§ **Your task**: Exactly the lines from the one with "Generate a web" through the one with "const pTrend = '<0·0001';" should be returned, both ends included and nothing else. Omit any pictures.

§ **Data**:

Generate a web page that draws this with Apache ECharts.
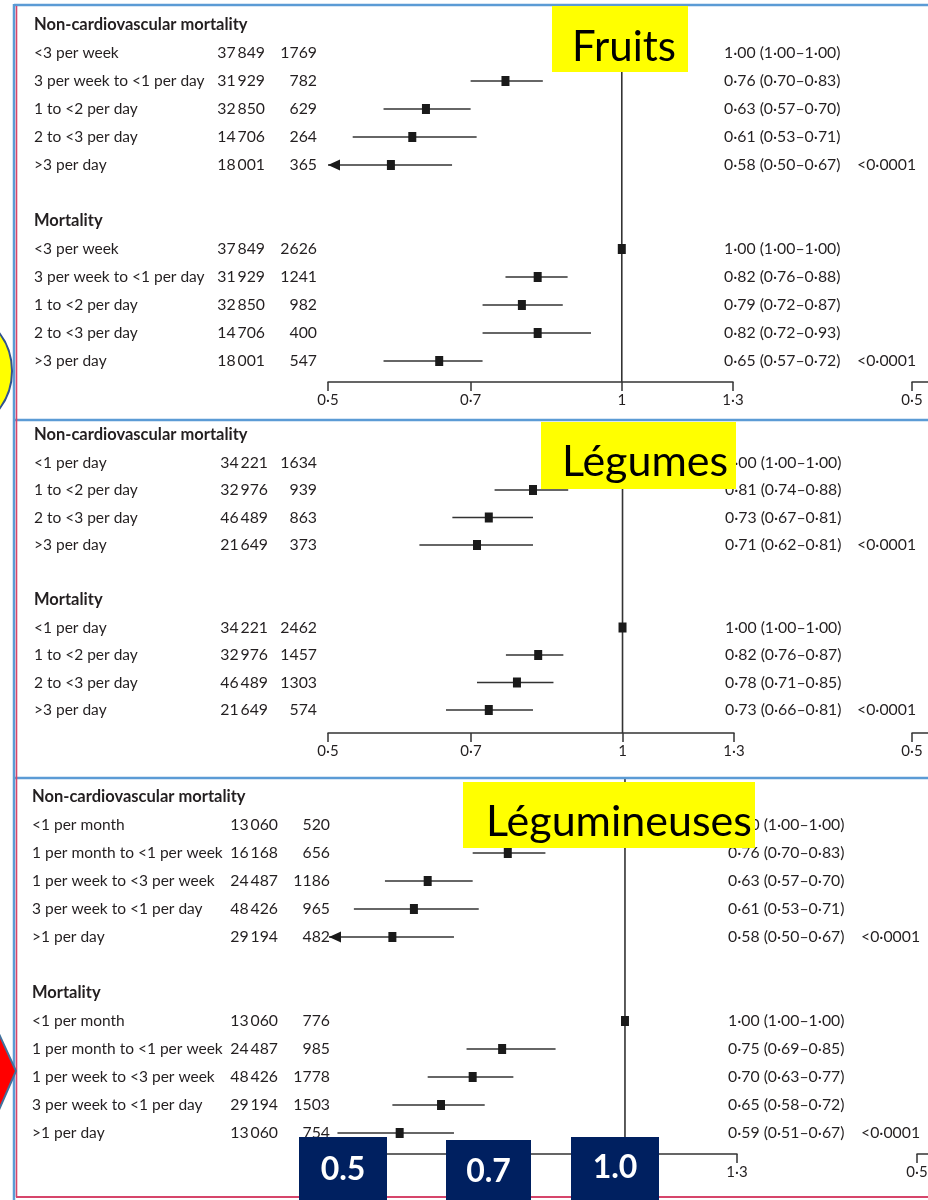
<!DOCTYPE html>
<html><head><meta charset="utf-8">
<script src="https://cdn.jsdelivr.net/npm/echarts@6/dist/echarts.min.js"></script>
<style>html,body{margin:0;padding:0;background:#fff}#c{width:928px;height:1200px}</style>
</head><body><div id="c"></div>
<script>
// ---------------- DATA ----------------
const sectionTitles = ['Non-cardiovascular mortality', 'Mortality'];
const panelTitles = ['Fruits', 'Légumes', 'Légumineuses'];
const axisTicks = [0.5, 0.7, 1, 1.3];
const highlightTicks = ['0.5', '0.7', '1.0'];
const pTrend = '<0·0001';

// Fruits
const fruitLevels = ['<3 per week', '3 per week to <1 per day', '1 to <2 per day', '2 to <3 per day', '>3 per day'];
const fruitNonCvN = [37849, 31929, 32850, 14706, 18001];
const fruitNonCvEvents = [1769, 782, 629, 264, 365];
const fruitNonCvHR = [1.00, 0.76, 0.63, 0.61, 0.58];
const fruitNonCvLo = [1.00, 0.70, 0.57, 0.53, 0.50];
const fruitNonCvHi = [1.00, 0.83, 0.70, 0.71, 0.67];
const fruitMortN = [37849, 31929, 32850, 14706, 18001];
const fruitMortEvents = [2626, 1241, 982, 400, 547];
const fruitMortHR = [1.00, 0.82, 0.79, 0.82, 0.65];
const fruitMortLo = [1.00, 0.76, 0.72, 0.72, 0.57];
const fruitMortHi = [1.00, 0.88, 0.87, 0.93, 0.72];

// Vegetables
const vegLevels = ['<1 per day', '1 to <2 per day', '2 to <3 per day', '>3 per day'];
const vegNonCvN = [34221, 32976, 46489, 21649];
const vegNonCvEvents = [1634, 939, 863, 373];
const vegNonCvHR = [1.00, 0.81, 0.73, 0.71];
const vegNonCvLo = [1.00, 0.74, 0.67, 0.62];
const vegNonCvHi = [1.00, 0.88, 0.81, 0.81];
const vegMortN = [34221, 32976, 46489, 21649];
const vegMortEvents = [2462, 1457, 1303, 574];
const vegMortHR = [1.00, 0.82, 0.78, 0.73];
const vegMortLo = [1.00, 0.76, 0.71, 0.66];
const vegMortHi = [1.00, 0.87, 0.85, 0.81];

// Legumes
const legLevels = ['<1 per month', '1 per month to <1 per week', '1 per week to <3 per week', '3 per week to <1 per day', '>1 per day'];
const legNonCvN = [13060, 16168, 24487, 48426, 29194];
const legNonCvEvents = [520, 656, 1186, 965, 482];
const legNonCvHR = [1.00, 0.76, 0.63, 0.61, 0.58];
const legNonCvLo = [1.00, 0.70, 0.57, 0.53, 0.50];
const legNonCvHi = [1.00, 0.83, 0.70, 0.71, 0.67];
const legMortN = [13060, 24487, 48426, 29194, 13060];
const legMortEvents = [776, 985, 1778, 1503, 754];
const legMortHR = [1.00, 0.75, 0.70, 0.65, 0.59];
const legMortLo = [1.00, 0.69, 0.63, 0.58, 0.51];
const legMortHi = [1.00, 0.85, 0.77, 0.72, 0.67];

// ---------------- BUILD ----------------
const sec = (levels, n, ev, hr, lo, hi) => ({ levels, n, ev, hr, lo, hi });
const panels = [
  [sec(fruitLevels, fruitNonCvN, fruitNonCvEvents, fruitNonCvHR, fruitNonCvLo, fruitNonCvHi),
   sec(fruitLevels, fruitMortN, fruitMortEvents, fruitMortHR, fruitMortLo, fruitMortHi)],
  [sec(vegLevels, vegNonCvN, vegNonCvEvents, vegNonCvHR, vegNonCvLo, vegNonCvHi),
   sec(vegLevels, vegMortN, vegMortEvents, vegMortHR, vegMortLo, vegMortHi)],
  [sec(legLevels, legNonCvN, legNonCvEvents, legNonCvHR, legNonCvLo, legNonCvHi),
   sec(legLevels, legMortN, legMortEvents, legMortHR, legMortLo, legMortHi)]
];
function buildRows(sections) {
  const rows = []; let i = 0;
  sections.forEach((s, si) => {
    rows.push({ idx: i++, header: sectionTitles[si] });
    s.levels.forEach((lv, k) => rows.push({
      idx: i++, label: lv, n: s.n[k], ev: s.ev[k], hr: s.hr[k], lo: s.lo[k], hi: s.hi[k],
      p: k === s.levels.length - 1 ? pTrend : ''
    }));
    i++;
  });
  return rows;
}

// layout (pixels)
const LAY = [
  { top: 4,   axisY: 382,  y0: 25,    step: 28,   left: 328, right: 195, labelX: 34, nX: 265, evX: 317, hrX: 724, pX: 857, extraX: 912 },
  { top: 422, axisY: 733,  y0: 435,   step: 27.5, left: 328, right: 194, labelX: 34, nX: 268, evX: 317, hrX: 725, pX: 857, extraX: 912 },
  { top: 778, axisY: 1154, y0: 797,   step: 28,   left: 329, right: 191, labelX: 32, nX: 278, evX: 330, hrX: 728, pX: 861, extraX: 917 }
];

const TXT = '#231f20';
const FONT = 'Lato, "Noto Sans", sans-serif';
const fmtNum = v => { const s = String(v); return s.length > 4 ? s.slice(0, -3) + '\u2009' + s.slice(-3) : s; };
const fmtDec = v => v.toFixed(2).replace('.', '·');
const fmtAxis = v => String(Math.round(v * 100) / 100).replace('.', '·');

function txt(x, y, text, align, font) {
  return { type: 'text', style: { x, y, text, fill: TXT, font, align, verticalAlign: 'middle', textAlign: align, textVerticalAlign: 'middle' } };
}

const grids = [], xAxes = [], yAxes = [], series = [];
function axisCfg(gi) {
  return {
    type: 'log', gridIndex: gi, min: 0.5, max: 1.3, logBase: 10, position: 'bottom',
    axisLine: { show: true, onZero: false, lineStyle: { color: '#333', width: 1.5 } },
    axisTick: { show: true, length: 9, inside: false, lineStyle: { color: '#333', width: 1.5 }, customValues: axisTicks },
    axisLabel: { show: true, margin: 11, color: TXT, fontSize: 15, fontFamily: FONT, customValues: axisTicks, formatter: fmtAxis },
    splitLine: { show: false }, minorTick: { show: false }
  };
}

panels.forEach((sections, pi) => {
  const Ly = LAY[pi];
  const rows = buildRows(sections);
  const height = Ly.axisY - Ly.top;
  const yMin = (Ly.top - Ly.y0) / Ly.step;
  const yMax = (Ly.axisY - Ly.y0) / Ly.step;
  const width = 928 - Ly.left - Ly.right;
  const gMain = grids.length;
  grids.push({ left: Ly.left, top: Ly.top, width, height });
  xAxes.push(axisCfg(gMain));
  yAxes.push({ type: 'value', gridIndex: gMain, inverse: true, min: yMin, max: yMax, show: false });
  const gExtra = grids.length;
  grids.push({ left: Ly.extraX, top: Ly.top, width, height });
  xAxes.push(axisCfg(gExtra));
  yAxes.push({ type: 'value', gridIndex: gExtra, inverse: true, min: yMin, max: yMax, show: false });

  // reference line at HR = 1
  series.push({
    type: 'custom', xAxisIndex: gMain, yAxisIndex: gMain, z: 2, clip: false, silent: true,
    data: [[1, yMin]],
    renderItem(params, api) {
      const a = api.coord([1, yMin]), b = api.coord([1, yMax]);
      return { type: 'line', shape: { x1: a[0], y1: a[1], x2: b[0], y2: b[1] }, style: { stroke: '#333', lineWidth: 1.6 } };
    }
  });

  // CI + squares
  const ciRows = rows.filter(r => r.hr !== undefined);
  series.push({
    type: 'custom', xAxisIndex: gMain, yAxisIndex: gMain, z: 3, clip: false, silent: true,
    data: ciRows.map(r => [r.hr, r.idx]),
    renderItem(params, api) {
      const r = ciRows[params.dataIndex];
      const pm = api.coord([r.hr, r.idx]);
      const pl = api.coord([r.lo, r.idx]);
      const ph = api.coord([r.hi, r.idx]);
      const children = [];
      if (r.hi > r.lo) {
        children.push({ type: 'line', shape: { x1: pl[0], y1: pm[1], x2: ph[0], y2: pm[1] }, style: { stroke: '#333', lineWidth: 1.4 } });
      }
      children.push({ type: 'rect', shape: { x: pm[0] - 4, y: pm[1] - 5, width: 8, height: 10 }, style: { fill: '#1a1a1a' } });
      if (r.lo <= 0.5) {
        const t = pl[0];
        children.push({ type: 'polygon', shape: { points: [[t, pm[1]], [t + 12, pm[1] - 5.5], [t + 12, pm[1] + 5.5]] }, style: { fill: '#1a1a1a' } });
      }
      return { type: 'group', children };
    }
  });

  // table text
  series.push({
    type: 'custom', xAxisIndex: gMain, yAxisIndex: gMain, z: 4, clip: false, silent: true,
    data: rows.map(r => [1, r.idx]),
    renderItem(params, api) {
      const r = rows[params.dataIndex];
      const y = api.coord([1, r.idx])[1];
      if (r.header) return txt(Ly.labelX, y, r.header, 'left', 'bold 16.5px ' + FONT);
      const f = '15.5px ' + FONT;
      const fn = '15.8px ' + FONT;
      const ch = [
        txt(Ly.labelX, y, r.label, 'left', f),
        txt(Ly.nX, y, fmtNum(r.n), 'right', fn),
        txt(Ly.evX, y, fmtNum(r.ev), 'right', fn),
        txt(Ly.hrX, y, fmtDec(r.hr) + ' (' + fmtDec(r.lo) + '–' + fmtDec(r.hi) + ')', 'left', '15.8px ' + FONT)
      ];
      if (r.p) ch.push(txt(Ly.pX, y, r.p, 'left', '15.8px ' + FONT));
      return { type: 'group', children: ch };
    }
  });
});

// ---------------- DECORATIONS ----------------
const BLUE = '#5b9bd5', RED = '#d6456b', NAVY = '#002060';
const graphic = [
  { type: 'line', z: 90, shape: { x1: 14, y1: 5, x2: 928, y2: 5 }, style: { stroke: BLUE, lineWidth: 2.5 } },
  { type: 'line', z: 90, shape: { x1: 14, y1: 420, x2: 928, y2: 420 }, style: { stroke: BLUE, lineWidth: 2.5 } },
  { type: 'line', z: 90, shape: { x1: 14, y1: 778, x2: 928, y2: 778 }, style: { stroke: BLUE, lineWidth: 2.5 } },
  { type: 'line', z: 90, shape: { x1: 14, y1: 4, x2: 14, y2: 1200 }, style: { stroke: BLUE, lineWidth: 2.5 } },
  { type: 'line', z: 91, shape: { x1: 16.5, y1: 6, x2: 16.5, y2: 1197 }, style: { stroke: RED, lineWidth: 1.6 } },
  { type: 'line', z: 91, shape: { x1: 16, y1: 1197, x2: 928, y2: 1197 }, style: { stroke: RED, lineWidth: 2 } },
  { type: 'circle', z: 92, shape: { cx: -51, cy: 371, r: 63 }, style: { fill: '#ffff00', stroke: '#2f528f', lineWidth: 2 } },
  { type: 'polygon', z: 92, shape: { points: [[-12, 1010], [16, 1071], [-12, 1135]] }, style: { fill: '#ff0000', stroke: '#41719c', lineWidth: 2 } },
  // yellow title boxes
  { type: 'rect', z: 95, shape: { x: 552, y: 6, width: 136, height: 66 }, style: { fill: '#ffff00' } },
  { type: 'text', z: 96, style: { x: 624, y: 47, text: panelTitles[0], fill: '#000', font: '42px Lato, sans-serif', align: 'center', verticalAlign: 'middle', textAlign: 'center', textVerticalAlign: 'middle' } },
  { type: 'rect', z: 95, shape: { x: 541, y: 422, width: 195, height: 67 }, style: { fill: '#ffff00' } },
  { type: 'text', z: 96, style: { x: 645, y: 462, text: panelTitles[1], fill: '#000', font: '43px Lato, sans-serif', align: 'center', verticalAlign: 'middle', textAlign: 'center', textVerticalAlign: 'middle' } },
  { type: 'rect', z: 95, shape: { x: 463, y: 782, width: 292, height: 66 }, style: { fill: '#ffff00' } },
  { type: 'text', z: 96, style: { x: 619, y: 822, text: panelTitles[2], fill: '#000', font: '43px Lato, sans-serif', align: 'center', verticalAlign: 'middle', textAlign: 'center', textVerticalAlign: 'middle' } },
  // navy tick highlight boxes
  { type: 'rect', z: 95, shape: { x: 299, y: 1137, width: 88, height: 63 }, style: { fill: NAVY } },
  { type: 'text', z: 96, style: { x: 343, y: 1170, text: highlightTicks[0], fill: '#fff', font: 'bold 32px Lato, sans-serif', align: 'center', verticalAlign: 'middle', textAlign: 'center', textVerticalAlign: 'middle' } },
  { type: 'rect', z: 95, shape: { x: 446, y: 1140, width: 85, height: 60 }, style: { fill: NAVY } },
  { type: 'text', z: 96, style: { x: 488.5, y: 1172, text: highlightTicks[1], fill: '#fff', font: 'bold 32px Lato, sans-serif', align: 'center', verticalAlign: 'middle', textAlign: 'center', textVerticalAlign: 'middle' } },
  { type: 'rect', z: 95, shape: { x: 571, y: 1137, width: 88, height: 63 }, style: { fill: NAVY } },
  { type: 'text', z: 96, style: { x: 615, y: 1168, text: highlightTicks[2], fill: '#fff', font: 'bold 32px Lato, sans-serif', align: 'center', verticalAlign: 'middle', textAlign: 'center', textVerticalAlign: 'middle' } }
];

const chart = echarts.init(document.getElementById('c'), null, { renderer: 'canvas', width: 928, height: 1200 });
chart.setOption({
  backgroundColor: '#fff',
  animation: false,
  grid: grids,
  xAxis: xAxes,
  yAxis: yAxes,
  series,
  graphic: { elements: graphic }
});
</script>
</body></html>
==
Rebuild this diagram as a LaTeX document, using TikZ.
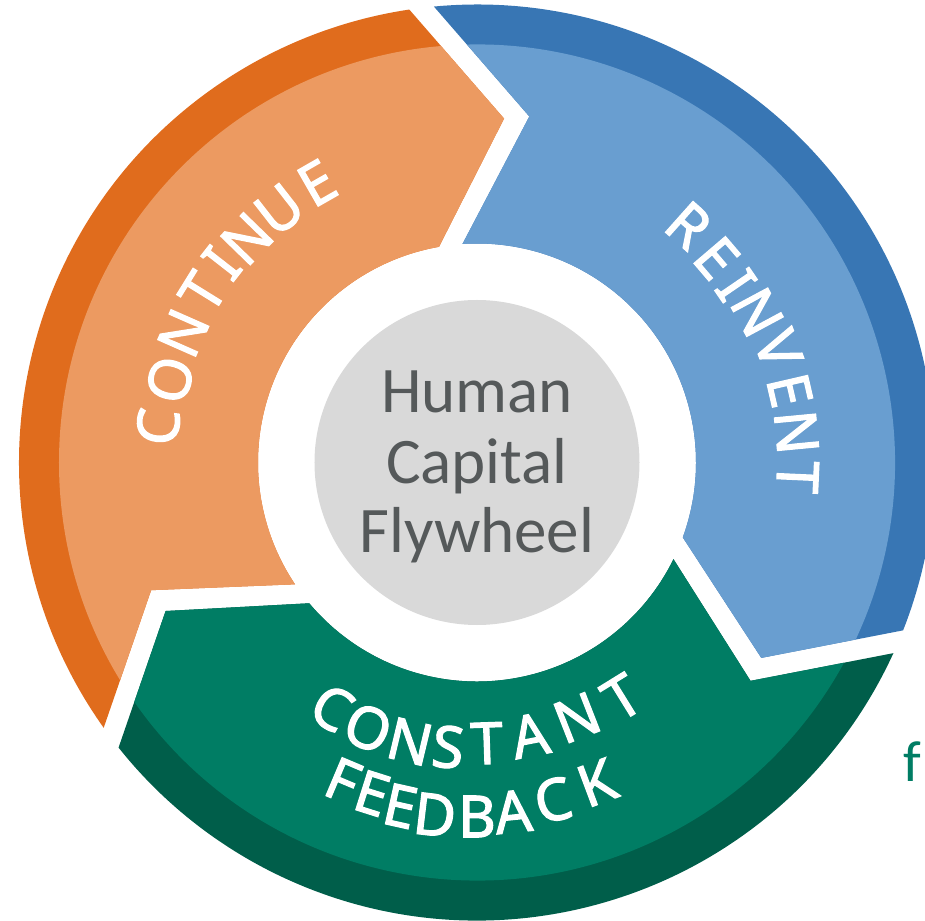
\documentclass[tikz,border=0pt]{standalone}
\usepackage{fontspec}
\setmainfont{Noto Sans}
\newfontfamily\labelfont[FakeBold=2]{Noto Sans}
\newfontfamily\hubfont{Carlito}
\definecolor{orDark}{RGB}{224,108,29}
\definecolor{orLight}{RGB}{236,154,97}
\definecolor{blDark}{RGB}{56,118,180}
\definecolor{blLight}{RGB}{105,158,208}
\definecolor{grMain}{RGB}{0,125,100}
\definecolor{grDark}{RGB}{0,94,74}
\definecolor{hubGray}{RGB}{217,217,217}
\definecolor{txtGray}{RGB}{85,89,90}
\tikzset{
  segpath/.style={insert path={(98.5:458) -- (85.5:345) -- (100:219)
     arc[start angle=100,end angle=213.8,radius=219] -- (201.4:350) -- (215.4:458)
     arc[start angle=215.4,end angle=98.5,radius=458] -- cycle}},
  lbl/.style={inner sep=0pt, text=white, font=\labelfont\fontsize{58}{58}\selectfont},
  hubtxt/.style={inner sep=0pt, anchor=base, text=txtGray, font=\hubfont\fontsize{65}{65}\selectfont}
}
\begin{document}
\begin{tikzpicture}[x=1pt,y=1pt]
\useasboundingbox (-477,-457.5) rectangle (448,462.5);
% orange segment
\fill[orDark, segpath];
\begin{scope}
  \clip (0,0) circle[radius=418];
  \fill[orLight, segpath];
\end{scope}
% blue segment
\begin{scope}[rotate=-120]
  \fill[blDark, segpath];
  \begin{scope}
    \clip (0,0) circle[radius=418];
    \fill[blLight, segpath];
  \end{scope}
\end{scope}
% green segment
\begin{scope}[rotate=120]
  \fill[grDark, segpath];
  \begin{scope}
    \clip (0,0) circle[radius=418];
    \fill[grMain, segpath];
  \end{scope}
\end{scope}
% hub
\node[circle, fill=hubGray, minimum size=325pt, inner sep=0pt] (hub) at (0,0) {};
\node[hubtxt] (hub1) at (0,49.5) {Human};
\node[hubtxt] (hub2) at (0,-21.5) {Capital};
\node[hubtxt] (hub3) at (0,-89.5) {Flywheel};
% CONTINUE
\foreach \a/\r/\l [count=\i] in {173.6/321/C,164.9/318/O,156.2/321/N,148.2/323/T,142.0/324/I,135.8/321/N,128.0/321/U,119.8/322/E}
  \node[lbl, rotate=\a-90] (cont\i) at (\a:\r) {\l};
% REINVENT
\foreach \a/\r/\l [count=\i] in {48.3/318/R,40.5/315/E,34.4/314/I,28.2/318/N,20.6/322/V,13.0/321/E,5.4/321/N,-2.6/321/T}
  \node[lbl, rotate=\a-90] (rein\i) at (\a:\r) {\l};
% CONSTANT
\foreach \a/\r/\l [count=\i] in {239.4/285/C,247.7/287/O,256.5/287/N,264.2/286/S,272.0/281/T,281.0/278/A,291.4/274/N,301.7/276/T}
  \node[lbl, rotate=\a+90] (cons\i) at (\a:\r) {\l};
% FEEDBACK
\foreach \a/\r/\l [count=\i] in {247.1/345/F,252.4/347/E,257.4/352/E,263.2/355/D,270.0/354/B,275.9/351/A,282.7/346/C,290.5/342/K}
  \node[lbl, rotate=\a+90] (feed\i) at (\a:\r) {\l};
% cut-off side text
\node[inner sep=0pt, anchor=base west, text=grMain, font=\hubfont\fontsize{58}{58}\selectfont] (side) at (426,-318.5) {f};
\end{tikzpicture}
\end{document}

§ **Answer to this exercise**:
Generate a web page that draws this with Apache ECharts.
<!DOCTYPE html>
<html><head><meta charset="utf-8">
<script src="https://cdn.jsdelivr.net/npm/echarts@6/dist/echarts.min.js"></script>
<style>html,body{margin:0;padding:0;background:#fff}#c{width:928px;height:1200px}</style>
</head><body><div id="c"></div>
<script>
// ---------------- DATA ----------------
const sectionTitles = ['Non-cardiovascular mortality', 'Mortality'];
const panelTitles = ['Fruits', 'Légumes', 'Légumineuses'];
const axisTicks = [0.5, 0.7, 1, 1.3];
const highlightTicks = ['0.5', '0.7', '1.0'];
const pTrend = '<0·0001';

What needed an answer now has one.